* start *

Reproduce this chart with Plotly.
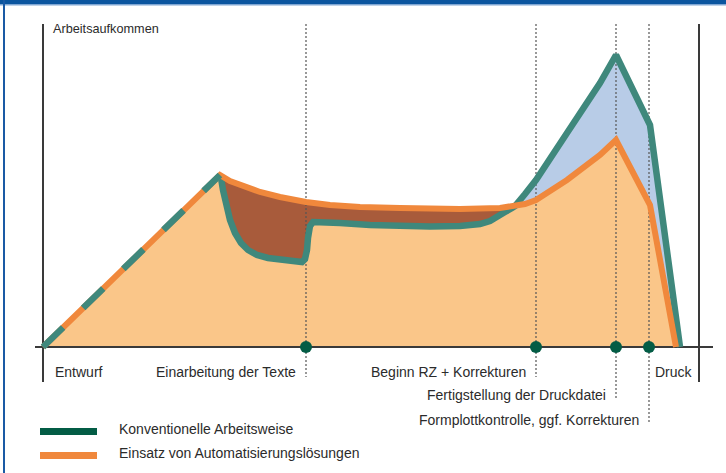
import plotly.graph_objects as go

# ---- data (time units from project start, workload units above baseline) ----
orange_x = [0, 177, 187, 202, 217, 237, 263, 287, 317, 357, 417, 457, 472, 482, 493, 524, 557, 573, 607, 633]
orange_y = [0, 172, 166, 160, 155, 150, 145, 142, 140, 139, 138, 139, 141, 143, 147, 167, 192, 207, 142, 0]

green_x = [0, 177, 178, 180, 183, 187, 192, 198, 205, 214, 225, 239, 253, 259, 262, 264, 265, 267, 270,
           282, 297, 327, 357, 387, 417, 437, 447, 455, 462, 469, 472, 482, 493, 524, 557, 573, 607, 637]
green_y = [0, 172, 169, 157, 142, 127, 114, 104, 97, 92, 89, 87, 85, 85, 88, 97, 109, 121, 125,
           125, 124, 122, 121, 120.5, 121, 123, 126, 130, 135, 139, 141, 153, 167, 214, 264, 292, 222, 0]

peak_x = 177      # end of shared draft phase
cross_x = 472     # where the two curves cross

milestone_x = [263, 493, 573, 606]
milestone_labels = ["Einarbeitung der Texte", "Beginn RZ + Korrekturen",
                    "Fertigstellung der Druckdatei", "Formplottkontrolle, ggf. Korrekturen"]
start_label = "Entwurf"
end_label = "Druck"
y_title = "Arbeitsaufkommen"
series_names = ["Konventionelle Arbeitsweise", "Einsatz von Automatisierungslösungen"]

# ---- styles ----
C_GREEN = "#3f887c"
C_GREEN_DARK = "#035c45"
C_ORANGE = "#f0883c"
C_LIGHT = "#fac689"
C_BROWN = "#a85b3b"
C_BLUE = "#b8cce7"
C_AXIS = "#3a3a3a"
C_TEXT = "#2b2b2b"
FONT = "Liberation Sans, Arial, sans-serif"

AX_TOP = 323
X_END = 656
dotted_bottom = [-30, -30, -52, -76]
label_y = [-25, -25, -48, -73]

fig = go.Figure()

# light orange area under automation curve
fig.add_trace(go.Scatter(x=orange_x, y=orange_y, mode="lines", line=dict(width=0),
                         fill="tozeroy", fillcolor=C_LIGHT, hoverinfo="skip"))

# brown region between curves (automation above conventional)
o1, o2 = orange_x.index(peak_x), orange_x.index(cross_x)
g1, g2 = green_x.index(peak_x), green_x.index(cross_x)
fig.add_trace(go.Scatter(x=orange_x[o1:o2 + 1], y=orange_y[o1:o2 + 1], mode="lines",
                         line=dict(width=0), hoverinfo="skip"))
fig.add_trace(go.Scatter(x=green_x[g1:g2 + 1], y=green_y[g1:g2 + 1], mode="lines",
                         line=dict(width=0), fill="tonexty", fillcolor=C_BROWN, hoverinfo="skip"))
# blue region (conventional above automation)
fig.add_trace(go.Scatter(x=orange_x[o2:], y=orange_y[o2:], mode="lines",
                         line=dict(width=0), hoverinfo="skip"))
fig.add_trace(go.Scatter(x=green_x[g2:], y=green_y[g2:], mode="lines",
                         line=dict(width=0), fill="tonexty", fillcolor=C_BLUE, hoverinfo="skip"))

# dotted milestone lines
for mx, yb in zip(milestone_x, dotted_bottom):
    fig.add_trace(go.Scatter(x=[mx, mx], y=[AX_TOP, yb], mode="lines",
                             line=dict(color="#555555", width=1.2, dash="2px,2px"), hoverinfo="skip"))

# axes
fig.add_trace(go.Scatter(x=[0, 0], y=[AX_TOP, -35], mode="lines",
                         line=dict(color=C_AXIS, width=2), hoverinfo="skip"))
fig.add_trace(go.Scatter(x=[X_END, X_END], y=[AX_TOP, -35], mode="lines",
                         line=dict(color=C_AXIS, width=2), hoverinfo="skip"))
fig.add_trace(go.Scatter(x=[-8, 670], y=[0, 0], mode="lines",
                         line=dict(color=C_AXIS, width=2), hoverinfo="skip"))

# curves
fig.add_trace(go.Scatter(x=green_x[g1:], y=green_y[g1:], mode="lines",
                         line=dict(color=C_GREEN, width=6.5), hoverinfo="skip"))
fig.add_trace(go.Scatter(x=orange_x, y=orange_y, mode="lines",
                         line=dict(color=C_ORANGE, width=6), hoverinfo="skip"))
fig.add_trace(go.Scatter(x=green_x[:g1 + 1], y=green_y[:g1 + 1], mode="lines",
                         line=dict(color=C_GREEN, width=6.5, dash="28px,28px"), hoverinfo="skip"))

# milestone dots
fig.add_trace(go.Scatter(x=milestone_x, y=[0] * len(milestone_x), mode="markers",
                         marker=dict(color=C_GREEN_DARK, size=12, line=dict(width=0)), hoverinfo="skip"))

ann = []
ann.append(dict(x=8, y=318, text=y_title, xanchor="left", yanchor="middle",
                font=dict(size=12.7, color=C_TEXT, family=FONT), showarrow=False))
ann.append(dict(x=10, y=-25, text=start_label, xanchor="left", yanchor="middle",
                font=dict(size=14, color=C_TEXT, family=FONT), showarrow=False))
for mx, lab, ly in zip(milestone_x, milestone_labels, label_y):
    ann.append(dict(x=mx - 8, y=ly, text=lab, xanchor="right", yanchor="middle",
                    font=dict(size=14, color=C_TEXT, family=FONT), showarrow=False))
ann.append(dict(x=610, y=-25, text=end_label, xanchor="left", yanchor="middle",
                font=dict(size=14, color=C_TEXT, family=FONT), showarrow=False))
ann.append(dict(x=74, y=-82, text=series_names[0], xanchor="left", yanchor="middle",
                font=dict(size=14, color=C_TEXT, family=FONT), showarrow=False))
ann.append(dict(x=74, y=-106, text=series_names[1], xanchor="left", yanchor="middle",
                font=dict(size=14, color=C_TEXT, family=FONT), showarrow=False))

shapes = [
    dict(type="line", xref="x", yref="y", x0=-3, x1=54, y0=-84.5, y1=-84.5,
         line=dict(color=C_GREEN_DARK, width=7)),
    dict(type="line", xref="x", yref="y", x0=-3, x1=54, y0=-108.5, y1=-108.5,
         line=dict(color=C_ORANGE, width=7)),
    # frame
    dict(type="rect", xref="paper", yref="paper", x0=0, x1=1, y0=1 - 4 / 473, y1=1,
         fillcolor="#0b559f", line=dict(width=0)),
    dict(type="rect", xref="paper", yref="paper", x0=0, x1=1, y0=1 - 5.5 / 473, y1=1 - 4 / 473,
         fillcolor="#7fa6d3", line=dict(width=0)),
    dict(type="rect", xref="paper", yref="paper", x0=3 / 726, x1=5 / 726, y0=0, y1=1,
         fillcolor="#1a5aa5", line=dict(width=0)),
]

fig.update_layout(
    width=726, height=473,
    margin=dict(l=0, r=0, t=0, b=0, pad=0),
    paper_bgcolor="white", plot_bgcolor="white",
    showlegend=False,
    xaxis=dict(range=[-43, 683], visible=False, fixedrange=True),
    yaxis=dict(range=[-126, 347], visible=False, fixedrange=True),
    annotations=ann, shapes=shapes,
)

fig.write_html("out.html", config={"displayModeBar": False},
               post_script="document.body.style.margin='0';document.body.style.overflow='hidden';")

* end *

| What to do |
Print the listing above in full, exactly as written. Omit any pictures.

| Solved exercise |
Reproduce this chart with Plotly.
import plotly.graph_objects as go

# ---- data (time units from project start, workload units above baseline) ----
orange_x = [0, 177, 187, 202, 217, 237, 263, 287, 317, 357, 417, 457, 472, 482, 493, 524, 557, 573, 607, 633]
orange_y = [0, 172, 166, 160, 155, 150, 145, 142, 140, 139, 138, 139, 141, 143, 147, 167, 192, 207, 142, 0]

green_x = [0, 177, 178, 180, 183, 187, 192, 198, 205, 214, 225, 239, 253, 259, 262, 264, 265, 267, 270,
           282, 297, 327, 357, 387, 417, 437, 447, 455, 462, 469, 472, 482, 493, 524, 557, 573, 607, 637]
green_y = [0, 172, 169, 157, 142, 127, 114, 104, 97, 92, 89, 87, 85, 85, 88, 97, 109, 121, 125,
           125, 124, 122, 121, 120.5, 121, 123, 126, 130, 135, 139, 141, 153, 167, 214, 264, 292, 222, 0]

peak_x = 177      # end of shared draft phase
cross_x = 472     # where the two curves cross

milestone_x = [263, 493, 573, 606]
milestone_labels = ["Einarbeitung der Texte", "Beginn RZ + Korrekturen",
                    "Fertigstellung der Druckdatei", "Formplottkontrolle, ggf. Korrekturen"]
start_label = "Entwurf"
end_label = "Druck"
y_title = "Arbeitsaufkommen"
series_names = ["Konventionelle Arbeitsweise", "Einsatz von Automatisierungslösungen"]

# ---- styles ----
C_GREEN = "#3f887c"
C_GREEN_DARK = "#035c45"
C_ORANGE = "#f0883c"
C_LIGHT = "#fac689"
C_BROWN = "#a85b3b"
C_BLUE = "#b8cce7"
C_AXIS = "#3a3a3a"
C_TEXT = "#2b2b2b"
FONT = "Liberation Sans, Arial, sans-serif"

AX_TOP = 323
X_END = 656
dotted_bottom = [-30, -30, -52, -76]
label_y = [-25, -25, -48, -73]

fig = go.Figure()

# light orange area under automation curve
fig.add_trace(go.Scatter(x=orange_x, y=orange_y, mode="lines", line=dict(width=0),
                         fill="tozeroy", fillcolor=C_LIGHT, hoverinfo="skip"))

# brown region between curves (automation above conventional)
o1, o2 = orange_x.index(peak_x), orange_x.index(cross_x)
g1, g2 = green_x.index(peak_x), green_x.index(cross_x)
fig.add_trace(go.Scatter(x=orange_x[o1:o2 + 1], y=orange_y[o1:o2 + 1], mode="lines",
                         line=dict(width=0), hoverinfo="skip"))
fig.add_trace(go.Scatter(x=green_x[g1:g2 + 1], y=green_y[g1:g2 + 1], mode="lines",
                         line=dict(width=0), fill="tonexty", fillcolor=C_BROWN, hoverinfo="skip"))
# blue region (conventional above automation)
fig.add_trace(go.Scatter(x=orange_x[o2:], y=orange_y[o2:], mode="lines",
                         line=dict(width=0), hoverinfo="skip"))
fig.add_trace(go.Scatter(x=green_x[g2:], y=green_y[g2:], mode="lines",
                         line=dict(width=0), fill="tonexty", fillcolor=C_BLUE, hoverinfo="skip"))

# dotted milestone lines
for mx, yb in zip(milestone_x, dotted_bottom):
    fig.add_trace(go.Scatter(x=[mx, mx], y=[AX_TOP, yb], mode="lines",
                             line=dict(color="#555555", width=1.2, dash="2px,2px"), hoverinfo="skip"))

# axes
fig.add_trace(go.Scatter(x=[0, 0], y=[AX_TOP, -35], mode="lines",
                         line=dict(color=C_AXIS, width=2), hoverinfo="skip"))
fig.add_trace(go.Scatter(x=[X_END, X_END], y=[AX_TOP, -35], mode="lines",
                         line=dict(color=C_AXIS, width=2), hoverinfo="skip"))
fig.add_trace(go.Scatter(x=[-8, 670], y=[0, 0], mode="lines",
                         line=dict(color=C_AXIS, width=2), hoverinfo="skip"))

# curves
fig.add_trace(go.Scatter(x=green_x[g1:], y=green_y[g1:], mode="lines",
                         line=dict(color=C_GREEN, width=6.5), hoverinfo="skip"))
fig.add_trace(go.Scatter(x=orange_x, y=orange_y, mode="lines",
                         line=dict(color=C_ORANGE, width=6), hoverinfo="skip"))
fig.add_trace(go.Scatter(x=green_x[:g1 + 1], y=green_y[:g1 + 1], mode="lines",
                         line=dict(color=C_GREEN, width=6.5, dash="28px,28px"), hoverinfo="skip"))

# milestone dots
fig.add_trace(go.Scatter(x=milestone_x, y=[0] * len(milestone_x), mode="markers",
                         marker=dict(color=C_GREEN_DARK, size=12, line=dict(width=0)), hoverinfo="skip"))

ann = []
ann.append(dict(x=8, y=318, text=y_title, xanchor="left", yanchor="middle",
                font=dict(size=12.7, color=C_TEXT, family=FONT), showarrow=False))
ann.append(dict(x=10, y=-25, text=start_label, xanchor="left", yanchor="middle",
                font=dict(size=14, color=C_TEXT, family=FONT), showarrow=False))
for mx, lab, ly in zip(milestone_x, milestone_labels, label_y):
    ann.append(dict(x=mx - 8, y=ly, text=lab, xanchor="right", yanchor="middle",
                    font=dict(size=14, color=C_TEXT, family=FONT), showarrow=False))
ann.append(dict(x=610, y=-25, text=end_label, xanchor="left", yanchor="middle",
                font=dict(size=14, color=C_TEXT, family=FONT), showarrow=False))
ann.append(dict(x=74, y=-82, text=series_names[0], xanchor="left", yanchor="middle",
                font=dict(size=14, color=C_TEXT, family=FONT), showarrow=False))
ann.append(dict(x=74, y=-106, text=series_names[1], xanchor="left", yanchor="middle",
                font=dict(size=14, color=C_TEXT, family=FONT), showarrow=False))

shapes = [
    dict(type="line", xref="x", yref="y", x0=-3, x1=54, y0=-84.5, y1=-84.5,
         line=dict(color=C_GREEN_DARK, width=7)),
    dict(type="line", xref="x", yref="y", x0=-3, x1=54, y0=-108.5, y1=-108.5,
         line=dict(color=C_ORANGE, width=7)),
    # frame
    dict(type="rect", xref="paper", yref="paper", x0=0, x1=1, y0=1 - 4 / 473, y1=1,
         fillcolor="#0b559f", line=dict(width=0)),
    dict(type="rect", xref="paper", yref="paper", x0=0, x1=1, y0=1 - 5.5 / 473, y1=1 - 4 / 473,
         fillcolor="#7fa6d3", line=dict(width=0)),
    dict(type="rect", xref="paper", yref="paper", x0=3 / 726, x1=5 / 726, y0=0, y1=1,
         fillcolor="#1a5aa5", line=dict(width=0)),
]

fig.update_layout(
    width=726, height=473,
    margin=dict(l=0, r=0, t=0, b=0, pad=0),
    paper_bgcolor="white", plot_bgcolor="white",
    showlegend=False,
    xaxis=dict(range=[-43, 683], visible=False, fixedrange=True),
    yaxis=dict(range=[-126, 347], visible=False, fixedrange=True),
    annotations=ann, shapes=shapes,
)

fig.write_html("out.html", config={"displayModeBar": False},
               post_script="document.body.style.margin='0';document.body.style.overflow='hidden';")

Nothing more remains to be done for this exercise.